Eventually after lots of agonising he and Judy bought the farm with the land and imported three of the finest Alpacas’ they could source, he was determined to be known for the quality of his animals. After being quarantined in Switzerland for 6 months they were allowed to come to Long Melford. That was 5 years ago, they now have one hundred and twenty and are known as one of the finest and most reliable breeders in the UK, hoping to export all over the world to places as diverse as Qatar, Germany, Russia and Portugal. The wool is also sold and is quite valuable, the best shearers in the world are New Zealanders and every year they come to the farm to shear the animals. Paul related all this and much more during his witty and well informed lecture which we all thoroughly enjoyed.
We were each given a little pot of food before strolling round the fields. To the nursery first where all the cute little babies, known as Cria, were kept, we were told not to feed them as they were rather shy at that early age, Victoria, or Vicky, the main help, knew all the Alpacas’ by their names, all the ladies are named after ‘Bond’ girls, there’s even a Miss Moneypenny and the main prize stud is named Sean, Vicky even knows the hens and cockerels who tear round the ground and they all recognise her. After the babies we saw the adolescents, a more frisky bunch. Then the older ones who needed no enticing. The colours of these charming animals range from black, blue-grey, grey, brown, mottled, cream to white.
As well as being great pets that can be trained for the lead they are also useful as fox deterrents, they protect the hens from the marauding foxes and have even been known to kill them.
To reach the older ones we had to pass over a little bridge that spanned the River Chad, apparently the Chad has more native freshwater crayfish than any other river. We never spotted any but I’m sure they were there lurking in the depths somewhere.

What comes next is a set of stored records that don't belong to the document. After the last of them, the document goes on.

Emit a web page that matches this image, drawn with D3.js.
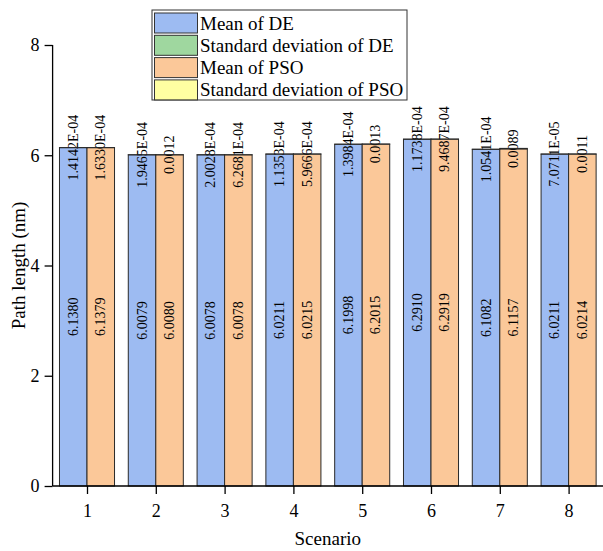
<!DOCTYPE html>
<html>
<head>
<meta charset="utf-8">
<script src="https://cdn.jsdelivr.net/npm/d3@7"></script>
<style>
  body { margin: 0; background: #fff; }
  text { font-family: "Liberation Serif", "Times New Roman", serif; fill: #000; }
  .traka { stroke: #2a2a2a; stroke-width: 1; }
</style>
</head>
<body>
<div id="okvir"></div>
<script>
// podaci
const scenariji = ["1", "2", "3", "4", "5", "6", "7", "8"]
const srednjaDE = [6.1380, 6.0079, 6.0078, 6.0211, 6.1998, 6.2910, 6.1082, 6.0211]
const srednjaPSO = [6.1379, 6.0080, 6.0078, 6.0215, 6.2015, 6.2919, 6.1157, 6.0214]
const devDE = [1.4142e-4, 1.9465e-4, 2.0028e-4, 1.1353e-4, 1.3984e-4, 1.1738e-4, 1.0541e-4, 7.0711e-5]
const devPSO = [1.6330e-4, 0.0012, 6.2681e-4, 5.9666e-4, 0.0013, 9.4687e-4, 0.0089, 0.0011]
const oznakeDevDE = ["1.4142E-04", "1.9465E-04", "2.0028E-04", "1.1353E-04", "1.3984E-04", "1.1738E-04", "1.0541E-04", "7.0711E-05"]
const oznakeDevPSO = ["1.6330E-04", "0.0012", "6.2681E-04", "5.9666E-04", "0.0013", "9.4687E-04", "0.0089", "0.0011"]
const yTicks = [0, 2, 4, 6, 8]
const legenda = ["Mean of DE", "Standard deviation of DE", "Mean of PSO", "Standard deviation of PSO"]
const boje = ["#9dbbf2", "#9fd79f", "#fbc899", "#ffffa2"]

const dimenzije = {
  sirina: 603,
  visina: 551,
  margine: { top: 45, right: 0, bottom: 65, left: 52.6 },
}

const okvir = d3.select("#okvir").append("svg")
    .attr("width", dimenzije.sirina)
    .attr("height", dimenzije.visina)

const x = d3.scaleLinear()
    .domain([0.5, 8.5])
    .range([dimenzije.margine.left, dimenzije.sirina - dimenzije.margine.right])

const y = d3.scaleLinear()
    .domain([0, 8])
    .range([dimenzije.visina - dimenzije.margine.bottom, dimenzije.margine.top])

const korak = x(2) - x(1)
const sirinaTrake = korak * 0.4

const grupe = [
  { srednja: srednjaDE, dev: devDE, oznake: oznakeDevDE, bojaS: boje[0], bojaD: boje[1], pomak: -1 },
  { srednja: srednjaPSO, dev: devPSO, oznake: oznakeDevPSO, bojaS: boje[2], bojaD: boje[3], pomak: 0 },
]

const trake = okvir.append("g")

grupe.forEach(g => {
  // trake srednjih vrijednosti
  trake.selectAll(null)
    .data(scenariji)
    .join("rect")
      .attr("class", "traka")
      .attr("x", (d, i) => x(+d) + g.pomak * sirinaTrake)
      .attr("width", sirinaTrake)
      .attr("y", (d, i) => y(g.srednja[i]))
      .attr("height", (d, i) => y(0) - y(g.srednja[i]))
      .attr("fill", g.bojaS)
})

grupe.forEach(g => {
  // oznake srednjih vrijednosti
  trake.selectAll(null)
    .data(scenariji)
    .join("text")
      .attr("transform", (d, i) => `translate(${x(+d) + g.pomak * sirinaTrake + sirinaTrake / 2},${(y(g.srednja[i]) + y(0)) / 2}) rotate(-90)`)
      .attr("text-anchor", "middle")
      .attr("dominant-baseline", "central")
      .style("font-size", "14px")
      .text((d, i) => g.srednja[i].toFixed(4))

  // oznake devijacija
  trake.selectAll(null)
    .data(scenariji)
    .join("text")
      .attr("transform", (d, i) => `translate(${x(+d) + g.pomak * sirinaTrake + sirinaTrake / 2},${y(g.srednja[i] + g.dev[i] / 2)}) rotate(-90)`)
      .attr("text-anchor", "middle")
      .attr("dominant-baseline", "central")
      .style("font-size", "14px")
      .text((d, i) => g.oznake[i])
})

grupe.forEach(g => {
  // naslagane trake devijacija
  trake.selectAll(null)
    .data(scenariji)
    .join("rect")
      .attr("class", "traka")
      .attr("x", (d, i) => x(+d) + g.pomak * sirinaTrake)
      .attr("width", sirinaTrake)
      .attr("y", (d, i) => y(g.srednja[i] + g.dev[i]))
      .attr("height", (d, i) => y(g.srednja[i]) - y(g.srednja[i] + g.dev[i]))
      .attr("fill", g.bojaD)
})

// osi
const osX = okvir.append("g")
    .attr("transform", `translate(0,${y(0)})`)
osX.call(d3.axisBottom(x).tickValues(d3.range(0.5, 8.6, 1)).tickSize(4).tickFormat(""))
osX.call(d3.axisBottom(x).tickValues(scenariji.map(Number)).tickSize(8).tickPadding(10).tickFormat((d, i) => scenariji[i]))
osX.selectAll(".domain").attr("d", `M${x(0.5)},0H${x(8.5)}`)

const osY = okvir.append("g")
    .attr("transform", `translate(${x(0.5)},0)`)
osY.call(d3.axisLeft(y).tickValues([1, 3, 5, 7]).tickSize(4).tickFormat(""))
osY.call(d3.axisLeft(y).tickValues(yTicks).tickSize(8).tickPadding(5))
osY.selectAll(".domain").attr("d", `M0,${y(0)}V${y(8)}`)

okvir.selectAll(".domain, .tick line").attr("stroke", "#000").attr("stroke-width", 1.3)
okvir.selectAll(".tick text")
    .style("font-family", "'Liberation Serif', serif")
    .style("font-size", "18px")
    .attr("fill", "#000")

okvir.append("text")
    .attr("x", (x(0.5) + x(8.5)) / 2)
    .attr("y", 545)
    .attr("text-anchor", "middle")
    .style("font-size", "19px")
    .text("Scenario")

okvir.append("text")
    .attr("transform", `translate(25,${(y(0) + y(8)) / 2}) rotate(-90)`)
    .attr("text-anchor", "middle")
    .style("font-size", "19px")
    .text("Path length (nm)")

// legenda
const leg = okvir.append("g").attr("transform", "translate(152,10)")
leg.append("rect")
    .attr("width", 255)
    .attr("height", 90)
    .attr("fill", "#fff")
    .attr("stroke", "#333")
    .attr("stroke-width", 1)
legenda.forEach((t, i) => {
  leg.append("rect")
      .attr("x", 2.5)
      .attr("y", 3 + i * 22.3)
      .attr("width", 43)
      .attr("height", 20)
      .attr("fill", boje[i])
      .attr("stroke", "#333")
  leg.append("text")
      .attr("x", 48)
      .attr("y", 13 + i * 22.3)
      .attr("dominant-baseline", "central")
      .style("font-size", "19px")
      .text(t)
})
</script>
</body>
</html>
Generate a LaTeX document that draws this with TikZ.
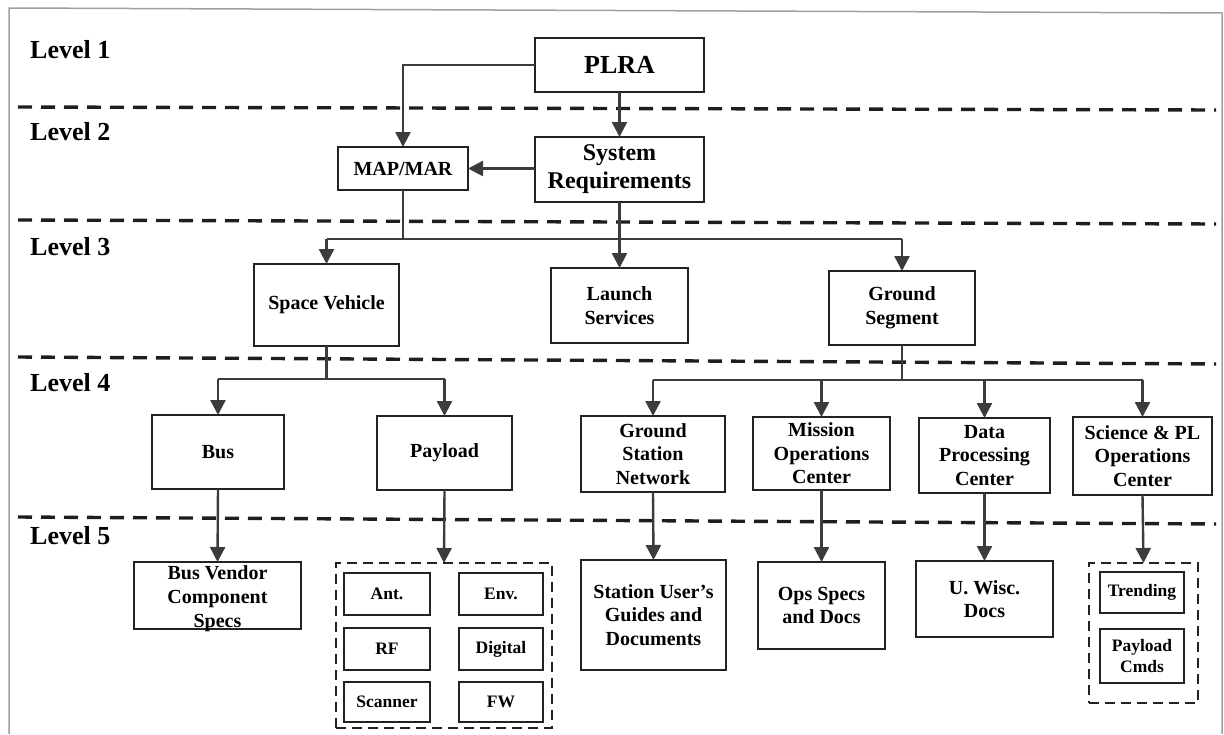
\documentclass[tikz,border=0pt]{standalone}
\usepackage{fontspec}
\setmainfont{Liberation Serif}
\usetikzlibrary{arrows.meta}
\definecolor{boxc}{HTML}{222222}
\definecolor{linec}{HTML}{3C3C3C}
\definecolor{sepc}{HTML}{1E1E1E}
\definecolor{framec}{HTML}{A0A0A0}
\begin{document}
\begin{tikzpicture}[x=1pt,y=-1pt,
  box/.style={draw=boxc, line width=2.4pt, inner sep=0pt, outer sep=0pt, align=center, font=\fontsize{20}{23.5}\selectfont\bfseries},
  bigbox/.style={box, font=\fontsize{24}{28}\selectfont\bfseries},
  sbox/.style={box, font=\fontsize{17.5}{21}\selectfont\bfseries},
  grp/.style={draw=boxc, line width=2.6pt, dash pattern=on 10pt off 6pt, inner sep=0pt, outer sep=0pt},
  conn/.style={draw=linec, line width=2.4pt},
  arr/.style={conn, -{Triangle[width=15pt,length=15pt]}},
  lvl/.style={anchor=west, font=\fontsize{26}{30}\selectfont\bfseries, inner sep=0pt},
  sep/.style={draw=sepc, line width=3.4pt, dash pattern=on 14pt off 9pt},
]
\useasboundingbox (0,0) rectangle (1224,734);
% frame
\draw[framec, line width=1.5pt] (9,734) -- (9,8) -- (1222,13) -- (1222,734);
% level separators
\draw[sep] (18,107) -- (1216,110);
\draw[sep] (18,220) -- (1216,224);
\draw[sep] (18,357) -- (1216,364);
\draw[sep] (18,517) -- (1216,524);
% level labels
\node[lvl] (l1) at (30,50) {Level 1};
\node[lvl] (l2) at (30,132) {Level 2};
\node[lvl] (l3) at (30,247) {Level 3};
\node[lvl] (l4) at (30,383) {Level 4};
\node[lvl] (l5) at (30,536) {Level 5};
% level 1-2
\node[bigbox, font=\fontsize{26}{30}\selectfont\bfseries, minimum width=169pt, minimum height=54pt] (plra) at (619.5,65) {PLRA};
\node[bigbox, minimum width=169pt, minimum height=65pt] (sysreq) at (619.5,169.5) {System\\Requirements};
\node[box, minimum width=130pt, minimum height=43pt] (mapmar) at (403,168.5) {MAP/MAR};
% level 3
\node[box, minimum width=145pt, minimum height=82pt] (sv) at (326.5,305) {Space Vehicle};
\node[box, minimum width=137pt, minimum height=75pt] (ls) at (619.5,305.5) {Launch\\Services};
\node[box, minimum width=146pt, minimum height=74pt] (gs) at (902,308) {Ground\\Segment};
% level 4
\node[box, minimum width=132pt, minimum height=74pt] (bus) at (218,452) {Bus};
\node[box, minimum width=135pt, minimum height=74pt] (payload) at (444.5,453) {Payload};
\node[box, minimum width=144pt, minimum height=76pt] (gsn) at (653,454) {Ground\\Station\\Network};
\node[box, minimum width=137pt, minimum height=73pt] (moc) at (821.5,453.5) {Mission\\Operations\\Center};
\node[box, minimum width=131pt, minimum height=75pt] (dpc) at (984.5,455.5) {Data\\Processing\\Center};
\node[box, minimum width=139pt, minimum height=78pt] (spoc) at (1142.5,456) {Science \& PL\\Operations\\Center};
% level 5
\node[draw=boxc, line width=2.4pt, inner sep=0pt, outer sep=0pt, minimum width=167pt, minimum height=67pt] (busv) at (217.5,595.5) {};
\node[align=center, inner sep=0pt, font=\fontsize{20}{24}\selectfont\bfseries] (busvt) at (217.5,599) {Bus Vendor\\Component\\Specs};
\node[grp, minimum width=216pt, minimum height=165pt] (plg) at (444,645.5) {};
\node[sbox, minimum width=86pt, minimum height=42pt] (ant) at (387,594) {Ant.};
\node[sbox, minimum width=84pt, minimum height=42pt] (env) at (501,594) {Env.};
\node[sbox, minimum width=86pt, minimum height=42pt] (rf) at (387,649) {RF};
\node[sbox, minimum width=84pt, minimum height=42pt] (dig) at (501,649) {Digital};
\node[sbox, minimum width=86pt, minimum height=40pt] (scan) at (387,702) {Scanner};
\node[sbox, minimum width=84pt, minimum height=40pt] (fw) at (501,702) {FW};
\node[box, minimum width=145pt, minimum height=110pt] (sug) at (653.5,615) {Station User’s\\Guides and\\Documents};
\node[box, minimum width=127pt, minimum height=87pt] (ops) at (821.5,605.5) {Ops Specs\\and Docs};
\node[box, minimum width=137pt, minimum height=76pt] (uw) at (984.5,599) {U. Wisc.\\Docs};
\node[grp, minimum width=109pt, minimum height=140pt] (g2) at (1143.5,633) {};
\node[sbox, minimum width=84pt, minimum height=41pt] (trend) at (1142,592.5) {Trending};
\node[sbox, minimum width=84pt, minimum height=54pt] (pcmd) at (1142,656) {Payload\\Cmds};
% connectors level 1-2
\draw[arr] (plra.south) -- (sysreq.north);
\draw[arr] (plra.west) -| (mapmar.north);
\draw[arr] (mapmar.east -| sysreq.west) -- (mapmar.east);
% level 3 distribution
\coordinate (b3) at (0,239);
\draw[conn] (mapmar.south) -- (mapmar.south |- b3);
\draw[conn] (sv.north |- b3) -- (gs.north |- b3);
\draw[arr] (sv.north |- b3) -- (sv.north);
\draw[arr] (sysreq.south) -- (ls.north);
\draw[arr] (gs.north |- b3) -- (gs.north);
% level 4 distribution
\coordinate (b4a) at (0,379);
\draw[conn] (sv.south) -- (sv.south |- b4a);
\draw[conn] (bus.north |- b4a) -- (payload.north |- b4a);
\draw[arr] (bus.north |- b4a) -- (bus.north);
\draw[arr] (payload.north |- b4a) -- (payload.north);
\coordinate (b4b) at (0,380);
\draw[conn] (gs.south) -- (gs.south |- b4b);
\draw[conn] (gsn.north |- b4b) -- (spoc.north |- b4b);
\draw[arr] (gsn.north |- b4b) -- (gsn.north);
\draw[arr] (moc.north |- b4b) -- (moc.north);
\draw[arr] (dpc.north |- b4b) -- (dpc.north);
\draw[arr] (spoc.north |- b4b) -- (spoc.north);
% level 5
\draw[arr] (bus.south) -- (busv.north);
\draw[arr] (payload.south) -- (plg.north);
\draw[arr] (gsn.south) -- (sug.north);
\draw[arr] (moc.south) -- (ops.north);
\draw[arr] (dpc.south) -- (uw.north);
\draw[arr] (spoc.south) -- (g2.north);
\end{tikzpicture}
\end{document}
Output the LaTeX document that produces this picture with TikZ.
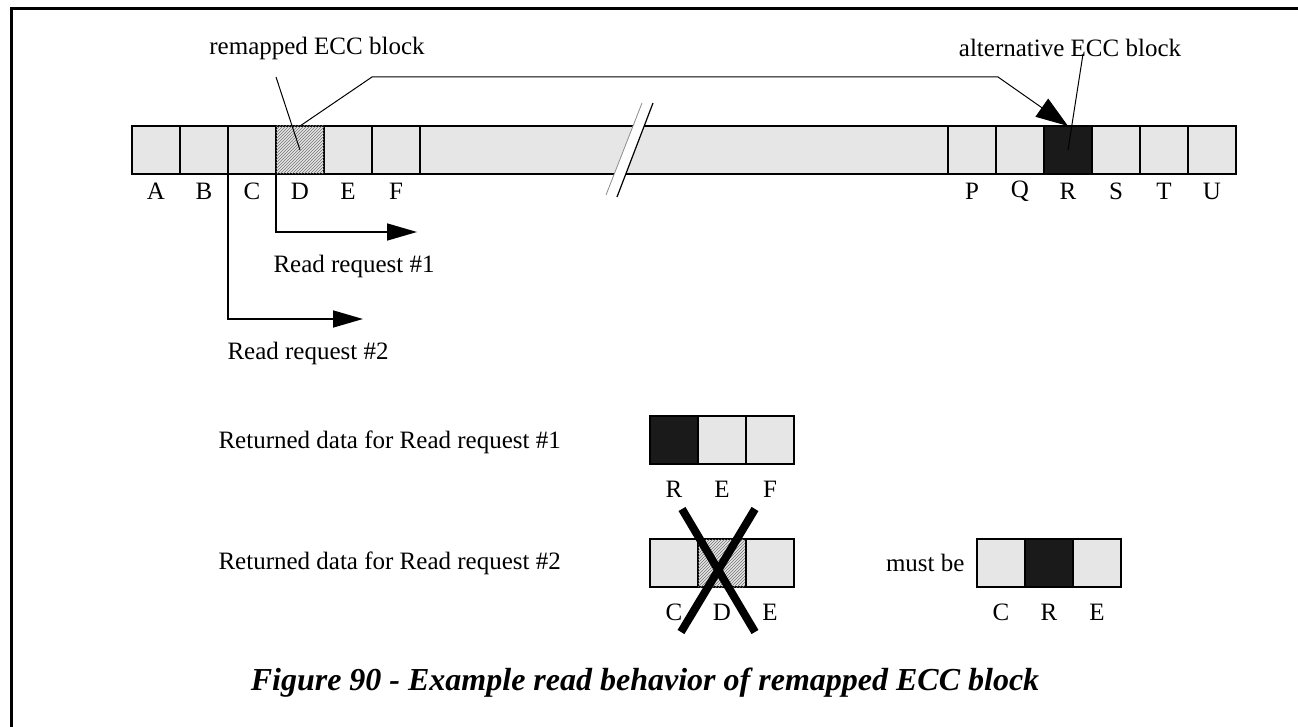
\documentclass[tikz,border=0pt]{standalone}
\usepackage{fontspec}
\setmainfont{Liberation Serif}
\usepackage{xcolor}
\usetikzlibrary{arrows.meta,positioning,patterns}
\definecolor{Cell}{HTML}{E6E6E6}
\definecolor{Alt}{HTML}{1A1A1A}

\begin{document}
\begin{tikzpicture}[x=1pt,y=-1pt,
  font=\fontsize{25}{29}\selectfont,
  cellbox/.style={draw,line width=1.6pt,fill=Cell,minimum width=48pt,minimum height=48pt,inner sep=0pt,outer sep=0pt},
  remapbox/.style={cellbox,postaction={pattern=north east lines,pattern color=black!55}},
  altbox/.style={cellbox,fill=Alt},
  cellname/.style={inner sep=0pt},
  callout/.style={line width=1pt},
  arr/.style={-{Triangle[length=30pt,width=17pt]},line width=1.6pt},
  bigarr/.style={-{Triangle[length=32pt,width=22pt]},line width=1pt}]
  \useasboundingbox (0,0) rectangle (1298,727);
  \draw[line width=3.5pt] (11.5,727) -- (11.5,8.5) -- (1298,8.5);
  % the disc: first blocks, the gap, last blocks
  \foreach \n [count=\i] in {A,B,C,D,E,F} {
    \node[cellbox] (\n) at ({108+48*\i},150) {};
    \node[cellname] at ({108+48*\i},191) {\n};
  }
  \node[remapbox] at (D) {};
  \node[cellbox,minimum width=528pt] (gap) at (684,150) {};
  \foreach \n [count=\i] in {P,Q,R,S,T,U} {
    \node[cellbox] (\n) at ({924+48*\i},150) {};
    \node[cellname] at ({924+48*\i},191) {\n};
  }
  \node[altbox] at (R) {};
  % break in the bar
  \fill[white] (606,195) -- (642,103) -- (653,103) -- (617,197) -- cycle;
  \draw[black!45,line width=0.8pt] (606,195) -- (642,103);
  \draw[line width=1.2pt] (617,197) -- (653,103);
  % callouts
  \node (remaplbl) at (317,48) {remapped ECC block};
  \node (altlbl) at (1070,48) {alternative ECC block};
  \coordinate (remaptop) at (276,77);
  \coordinate (alttop) at (1083,54);
  \draw[callout] (remaptop) -- (D.center);
  \draw[callout] (alttop) -- (R.center);
  \draw[bigarr] (D.north) -- (372,77) -- (998,77) -- (R.north);
  % read requests
  \coordinate (rr1) at (417,232);
  \coordinate (rr2) at (363,319);
  \draw[arr] (C.south east) |- (rr1);
  \draw[arr] (B.south east) |- (rr2);
  \node[anchor=west] (req1) at (270,266) {Read request \#1};
  \node[anchor=west] (req2) at (224,353) {Read request \#2};
  % returned data
  \node[anchor=west] (ret1) at (215,442) {Returned data for Read request \#1};
  \foreach \n/\f [count=\i] in {R/altbox,E/cellbox,F/cellbox} {
    \node[\f] (one\i) at ({626+48*\i},440) {};
    \node[cellname] at ({626+48*\i},489) {\n};
  }
  \node[anchor=west] (ret2) at (215,563) {Returned data for Read request \#2};
  \foreach \n/\f [count=\i] in {C/cellbox,D/remapbox,E/cellbox} {
    \node[\f] (two\i) at ({626+48*\i},563) {};
    \node[cellname] at ({626+48*\i},612) {\n};
  }
  \draw[line width=8pt] (682,509) -- (755,632);
  \draw[line width=8pt] (755,509) -- (681,632);
  \node[anchor=east] (must) at (968,563) {must be};
  \foreach \n/\f [count=\i] in {C/cellbox,R/altbox,E/cellbox} {
    \node[\f] (ok\i) at ({953+48*\i},563) {};
    \node[cellname] at ({953+48*\i},612) {\n};
  }
  \node[font=\fontsize{32}{36}\selectfont\bfseries\itshape] (caption) at (645,683) {Figure 90 - Example read behavior of remapped ECC block};
\end{tikzpicture}
\end{document}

After our tour, during which many photos’ were taken it was back to the start for more tea and cake. Our visit finished about 4.30 but we all enjoyed the idyllic setting and the free and easy friendly manner in which Paul, Judy and Vicky welcomed us and though none of us bought any Alpacas I’m sure we all came away having high regard for the way in which the farm is run and with a lot of respect for Paul and his team.